How CapCut’s AI is Redefining Post-Production | Articles | Frank David | Gan Jing World - Technology for Humanity

Feb 3, 2026

6 mins read

The trajectory of video editing software has historically followed a linear path: increased complexity correlated directly with increased capability. For decades, professional-grade results required high-compute workstations and steep learning curves associated with non-linear editing systems (NLEs) like Avid Media Composer or Adobe Premiere Pro. However, the emergence of CapCut represents a paradigm shift in this established hierarchy.

Developed by ByteDance, the parent company of TikTok, CapCut is not merely a mobile editing utility; it is a sophisticated deployment of consumer-facing artificial intelligence. By integrating advanced machine learning (ML) models directly into the user interface, CapCut has democratized high-end visual effects and workflow automation. It leverages the same algorithmic prowess that powers ByteDance's content recommendation engines, applying it instead to computer vision and audio processing. This article examines the technical architecture behind CapCut’s meteoric rise and how its AI stack is disrupting the traditional post-production landscape.

The Architecture of AI-Driven Editing

CapCut distinguishes itself through the aggressive integration of generative AI and computer vision algorithms. Unlike traditional NLEs that rely heavily on manual keyframing and parameter adjustment, CapCut utilizes pre-trained models to automate complex compositing tasks.

The software operates on a hybrid processing model. While lightweight tasks are handled via on-device NPU (Neural Processing Unit) acceleration—crucial for mobile performance—more computationally intensive processes, such as high-fidelity text-to-speech or advanced style transfer, often leverage cloud-based inference. This architecture allows the application to deliver workstation-class features on consumer hardware without significant latency.

Deconstructing the AI Toolset

To understand the efficacy of CapCut, one must analyze the specific AI modules that drive its core functionality. These are not simple filters, but complex applications of semantic segmentation and motion tracking.

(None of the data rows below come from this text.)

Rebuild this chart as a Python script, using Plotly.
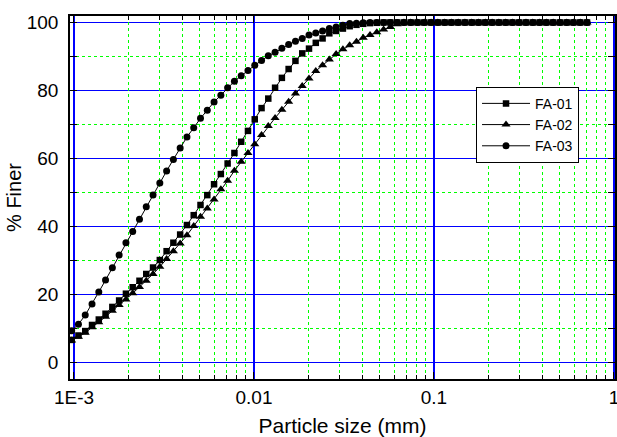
import plotly.graph_objects as go

# Particle size (mm) - common grid for all three samples
size_mm = [0.000971, 0.001059, 0.001155, 0.001260, 0.001374, 0.001498, 0.001634, 0.001782,
           0.001944, 0.002120, 0.002312, 0.002521, 0.002750, 0.002999, 0.003271, 0.003567,
           0.003890, 0.004243, 0.004627, 0.005046, 0.005504, 0.006002, 0.006546, 0.007139,
           0.007786, 0.008492, 0.009261, 0.01010, 0.01102, 0.01201, 0.01310, 0.01429,
           0.01558, 0.01700, 0.01854, 0.02022, 0.02205, 0.02405, 0.02622, 0.02860,
           0.03119, 0.03402, 0.03710, 0.04046, 0.04413, 0.04813, 0.05249, 0.05724,
           0.06243, 0.06809, 0.07426, 0.08099, 0.08832, 0.09633, 0.1051, 0.1146,
           0.1250, 0.1363, 0.1486, 0.1621, 0.1768, 0.1928, 0.2103, 0.2293,
           0.2501, 0.2728, 0.2975, 0.3244, 0.3538, 0.3859, 0.4208, 0.4590,
           0.5005, 0.5459, 0.5954, 0.6493, 0.7082]

fa01 = [6.6, 7.9, 9.2, 11.0, 12.6, 14.3, 16.3, 18.2, 20.2, 22.1, 24.0, 26.0, 27.9, 30.1,
        32.7, 35.2, 37.6, 40.4, 43.3, 46.3, 49.2, 52.4, 55.4, 58.5, 61.6, 64.9, 68.1,
        71.5, 74.8, 77.6, 80.8, 83.7, 86.3, 88.7, 90.9, 92.3, 94.0, 95.3, 96.8, 97.5,
        98.2, 98.9, 99.3, 99.6, 99.8, 99.9, 100, 100, 100, 100, 100, 100, 100, 100,
        100, 100, 100, 100, 100, 100, 100, 100, 100, 100, 100, 100, 100, 100, 100,
        100, 100, 100, 100, 100, 100, 100, 100]

fa02 = [6.4, 7.5, 8.7, 10.3, 11.8, 13.4, 15.2, 16.9, 18.5, 20.3, 22.2, 24.0, 26.0, 28.1,
        30.4, 32.7, 35.0, 37.4, 40.1, 42.8, 45.3, 47.9, 50.9, 53.4, 56.4, 59.0, 61.6,
        64.2, 66.9, 69.5, 71.9, 74.3, 76.7, 79.1, 81.3, 83.5, 85.7, 87.4, 89.1, 90.7,
        92.1, 93.3, 94.3, 95.5, 96.3, 97.1, 97.9, 98.7, 99.5, 100, 100, 100, 100, 100,
        100, 100, 100, 100, 100, 100, 100, 100, 100, 100, 100, 100, 100, 100, 100,
        100, 100, 100, 100, 100, 100, 100, 100]

fa03 = [9.3, 11.2, 13.9, 17.2, 20.7, 24.2, 27.8, 31.6, 35.2, 38.5, 42.1, 45.8, 49.2, 52.8,
        56.3, 59.7, 63.1, 66.3, 69.0, 71.8, 74.2, 76.6, 78.6, 80.8, 82.7, 84.3, 85.9,
        87.4, 88.8, 90.2, 91.2, 92.4, 93.5, 94.5, 95.3, 96.3, 96.9, 97.5, 98.2, 98.7,
        99.2, 99.7, 99.8, 99.9, 100, 100, 100, 100, 100, 100, 100, 100, 100, 100,
        100, 100, 100, 100, 100, 100, 100, 100, 100, 100, 100, 100, 100, 100, 100,
        100, 100, 100, 100, 100, 100, 100, 100]

series = [("FA-01", fa01, "square", 6.5), ("FA-02", fa02, "triangle-up", 8), ("FA-03", fa03, "circle", 7)]

x_major = [0.001, 0.01, 0.1, 1]
x_major_text = ["1E-3", "0.01", "0.1", "1"]
x_minor = [m * d for d in (0.001, 0.01, 0.1) for m in range(2, 10)]
y_major = [0, 20, 40, 60, 80, 100]
y_minor = [10, 30, 50, 70, 90]

FONT = "Liberation Sans, Arial, sans-serif"
XRANGE = [-3.022, 0.0056]

fig = go.Figure()
# helper trace that carries the minor-grid x axis
fig.add_trace(go.Scatter(x=[], y=[], xaxis="x2", yaxis="y", showlegend=False,
                         hoverinfo="skip", mode="markers"))
for name, vals, sym, sz in series:
    fig.add_trace(go.Scatter(
        x=size_mm, y=vals, name=name, mode="lines+markers",
        line=dict(color="black", width=1),
        marker=dict(symbol=sym, size=sz, color="black"),
    ))

fig.update_layout(
    width=617, height=437,
    margin=dict(l=70, r=2, t=16, b=58),
    paper_bgcolor="white", plot_bgcolor="white",
    font=dict(family=FONT, color="black", size=19),
    showlegend=True,
    legend=dict(x=0.745, y=0.805, xanchor="left", yanchor="top",
                bgcolor="white", bordercolor="black", borderwidth=1,
                font=dict(size=14, family=FONT), itemwidth=48, tracegroupgap=0),
    xaxis=dict(
        type="log", range=XRANGE, automargin=False,
        tickmode="array", tickvals=x_major, ticktext=x_major_text,
        ticks="inside", ticklen=7, tickwidth=1.3, tickcolor="black",
        showline=True, linecolor="black", linewidth=1.5, mirror="allticks",
        showgrid=True, gridcolor="#0000FF", gridwidth=1.8,
        tickfont=dict(size=19), ticklabeloverflow="allow",
        title=dict(text="Particle size (mm)", font=dict(size=21), standoff=13),
    ),
    xaxis2=dict(
        type="log", range=XRANGE, overlaying="x", anchor="y", side="bottom",
        automargin=False,
        tickmode="array", tickvals=x_minor, ticktext=[""] * len(x_minor),
        ticks="inside", ticklen=4, tickwidth=1, tickcolor="black",
        showline=False, mirror="allticks",
        showgrid=True, gridcolor="#00FF00", gridwidth=1, griddash="dot",
    ),
    yaxis=dict(
        range=[-4.9, 101.9], automargin=False,
        tickmode="array", tickvals=y_major,
        ticks="inside", ticklen=7, tickwidth=1.3, tickcolor="black",
        showline=True, linecolor="black", linewidth=1.5, mirror="allticks",
        showgrid=True, gridcolor="#0000FF", gridwidth=1.3, zeroline=False,
        tickfont=dict(size=19), ticklabelstandoff=6,
        title=dict(text="% Finer", font=dict(size=20), standoff=0),
        minor=dict(tickmode="array", tickvals=y_minor, ticks="inside", ticklen=4,
                   tickcolor="black", tickwidth=1, showgrid=True,
                   gridcolor="#00FF00", gridwidth=1, griddash="dot"),
    ),
)

fig.write_html("out.html", config={"displayModeBar": False},
               post_script="document.body.style.margin='0px';")
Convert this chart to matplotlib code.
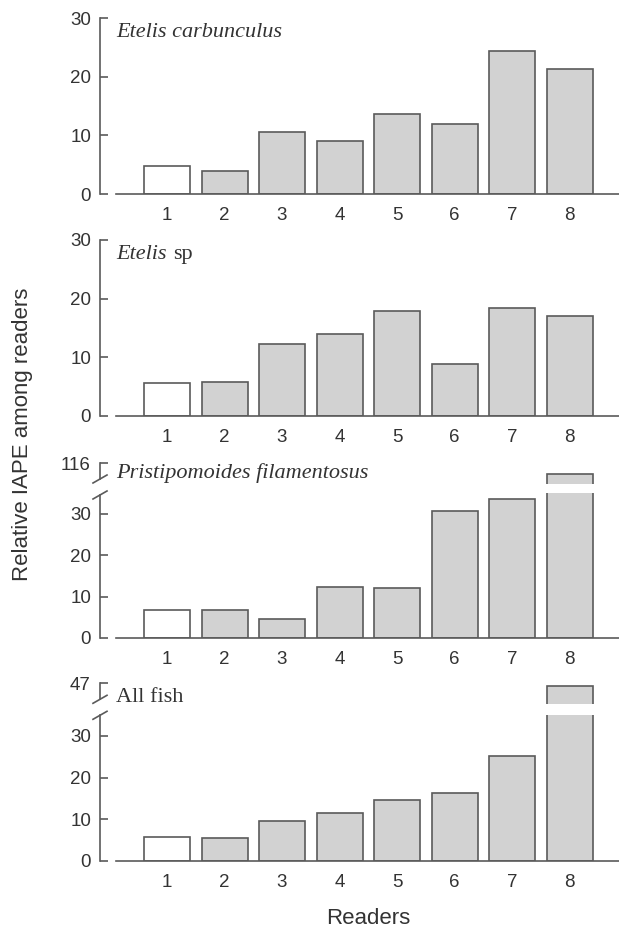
import matplotlib
matplotlib.use('Agg')
import matplotlib.pyplot as plt
from matplotlib.lines import Line2D

# ---------------- data ----------------
readers = [1, 2, 3, 4, 5, 6, 7, 8]
xtick_labels = ['1', '2', '3', '4', '5', '6', '7', '8']
iape_etelis_carbunculus = [4.8, 4.0, 10.5, 9.1, 13.7, 12.0, 24.4, 21.3]
iape_etelis_sp = [5.7, 5.85, 12.3, 14.0, 17.9, 8.9, 18.4, 17.0]
iape_pristipomoides = [6.8, 6.8, 4.5, 12.3, 12.2, 30.7, 33.7, 113.3]
iape_all_fish = [5.8, 5.5, 9.5, 11.5, 14.7, 16.4, 25.2, 46.4]
yticks_main = [0, 10, 20, 30]
upper_ticks_pristi = [116]
upper_ticks_all = [47]

# ---------------- style ----------------
plt.rcParams['font.family'] = ['Liberation Sans', 'DejaVu Sans']
W, H = 619, 931
DPI = 100
fig = plt.figure(figsize=(W / DPI, H / DPI), dpi=DPI)

TXT = '#333333'
EDGE = '#5a5a5a'
FILL = '#d2d2d2'
LW = 1.2
PX = 72.0 / DPI  # points per pixel
TICKSIZE = 13.5

X0, X1 = 116, 619  # axes horizontal extent (pixels)


def add_ax(y_top, y_bot):
    return fig.add_axes([X0 / W, 1 - y_bot / H, (X1 - X0) / W, (y_bot - y_top) / H])


def style_ax(ax, vals, ylim, yticks, show_x=True):
    colors = ['white'] + [FILL] * (len(readers) - 1)
    ax.bar(readers, vals, width=0.8, color=colors, edgecolor=EDGE, linewidth=LW)
    ax.set_xlim(0.113, 8.86)
    ax.set_ylim(*ylim)
    ax.set_yticks(yticks)
    ax.set_yticklabels([str(t) for t in yticks])
    ax.spines['top'].set_visible(False)
    ax.spines['right'].set_visible(False)
    ax.spines['left'].set_position(('outward', 16 * PX))
    ax.spines['left'].set_color(EDGE)
    ax.spines['left'].set_linewidth(LW)
    ax.tick_params(axis='y', direction='in', length=8 * PX, width=LW, color=EDGE,
                   pad=9 * PX, labelsize=TICKSIZE, labelcolor=TXT)
    if show_x:
        ax.spines['bottom'].set_color(EDGE)
        ax.spines['bottom'].set_linewidth(LW)
        ax.set_xticks(readers)
        ax.set_xticklabels(xtick_labels)
        ax.tick_params(axis='x', length=0, pad=9.5, labelsize=TICKSIZE, labelcolor=TXT)
    else:
        ax.spines['bottom'].set_visible(False)
        ax.set_xticks([])
    ax.patch.set_alpha(0)


def title(text_parts, baseline_px, ax):
    x = X0 / W
    y = 1 - baseline_px / H
    first_txt, first_italic = text_parts[0]
    t = fig.text(x, y, first_txt, family='Liberation Serif',
                 style='italic' if first_italic else 'normal',
                 fontsize=16, color=TXT, va='bottom', ha='left')
    prev = t
    for txt, it in text_parts[1:]:
        prev = ax.annotate(txt, xy=(1, 0), xycoords=prev, xytext=(5, 0),
                           textcoords='offset points', va='bottom', ha='left',
                           family='Liberation Serif',
                           style='italic' if it else 'normal',
                           fontsize=16, color=TXT, annotation_clip=False)


def slash(xc, yc):
    dx, dy = 7, 4
    fig.add_artist(Line2D([(xc - dx) / W, (xc + dx) / W],
                          [1 - (yc + dy) / H, 1 - (yc - dy) / H],
                          transform=fig.transFigure, color=EDGE, lw=LW, clip_on=False))


# ---------------- panel 1 ----------------
ax1 = add_ax(18, 194)
style_ax(ax1, iape_etelis_carbunculus, (0, 30), yticks_main)
title([('Etelis carbunculus', True)], 38 + 4, ax1)

# ---------------- panel 2 ----------------
ax2 = add_ax(240, 416)
style_ax(ax2, iape_etelis_sp, (0, 30), yticks_main)
title([('Etelis', True), ('sp', False)], 260 + 4, ax2)


# ---------------- broken panels ----------------
def broken_panel(vals, y0_px, scale, upper_top_px, upper_lim, upper_ticks, ttl, base_px):
    lo_top = y0_px - 35 * scale
    axl = add_ax(lo_top, y0_px)
    style_ax(axl, vals, (0, 35), yticks_main)
    up_h = (upper_lim[1] - upper_lim[0]) * scale
    axu = add_ax(upper_top_px, upper_top_px + up_h)
    style_ax(axu, vals, upper_lim, upper_ticks, show_x=False)
    s1 = upper_top_px + 16
    s2 = upper_top_px + 32
    axu.spines['left'].set_bounds(upper_lim[1] - 16 / scale, upper_lim[1])
    axl.spines['left'].set_bounds(0, min(35, (y0_px - s2) / scale))
    slash(100, s1)
    slash(100, s2)
    title(ttl, base_px, axl)
    return axl, axu


broken_panel(iape_pristipomoides, 638, 124 / 30, 463, (111, 116), upper_ticks_pristi,
             [('Pristipomoides filamentosus', True)], 479 + 4)
broken_panel(iape_all_fish, 860.7, 124.7 / 30, 683.3, (42, 47), upper_ticks_all,
             [('All fish', False)], 703 + 4)

# ---------------- axis labels ----------------
fig.text(23 / W, 1 - 434 / H, 'Relative IAPE among readers', rotation=90,
         fontsize=16, color=TXT, ha='center', va='center')
fig.text(368 / W, 1 - 918 / H, 'Readers', fontsize=16, color=TXT,
         ha='center', va='center')

fig.savefig('out.png', dpi=DPI)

Auto Cut and Rhythm Analysis

The "Auto Cut" feature represents a leap in automated montage generation. Technically, this utilizes beat detection algorithms to analyze the audio waveform of a selected track. Simultaneously, computer vision models assess the visual saliency of the imported clips—identifying the most engaging segments based on motion, facial recognition, and focus. The software then synchronizes these high-saliency visual segments with the rhythmic peaks of the audio, effectively automating the "rough cut" phase of editing.

Smart Retargeting and Saliency Detection

With the fragmentation of display aspect ratios—ranging from 16:9 for YouTube to 9:16 for TikTok and Reels—reframing content is a significant bottleneck. CapCut’s Smart Retargeting employs object detection and tracking algorithms. The AI identifies the primary subject within a frame (e.g., a speaker or a moving vehicle) and automatically creates keyframes to keep that subject centered, regardless of the target aspect ratio. This eliminates the need for manual pan-and-scan techniques.

Background Removal and Chroma Keying

Traditional green screen work requires precise lighting and manual keying to remove backgrounds. CapCut utilizes semantic segmentation models trained on vast datasets of human subjects. This allows the software to generate real-time alpha mattes around subjects without a physical green screen, separating the foreground from the background with surprising edge fidelity, even on complex backgrounds.

Enhancing the User Experience (UX) Through Automation

The "magic" of CapCut lies in its abstraction of complexity. By automating the technical labor of editing, the UX shifts from technical management to creative direction.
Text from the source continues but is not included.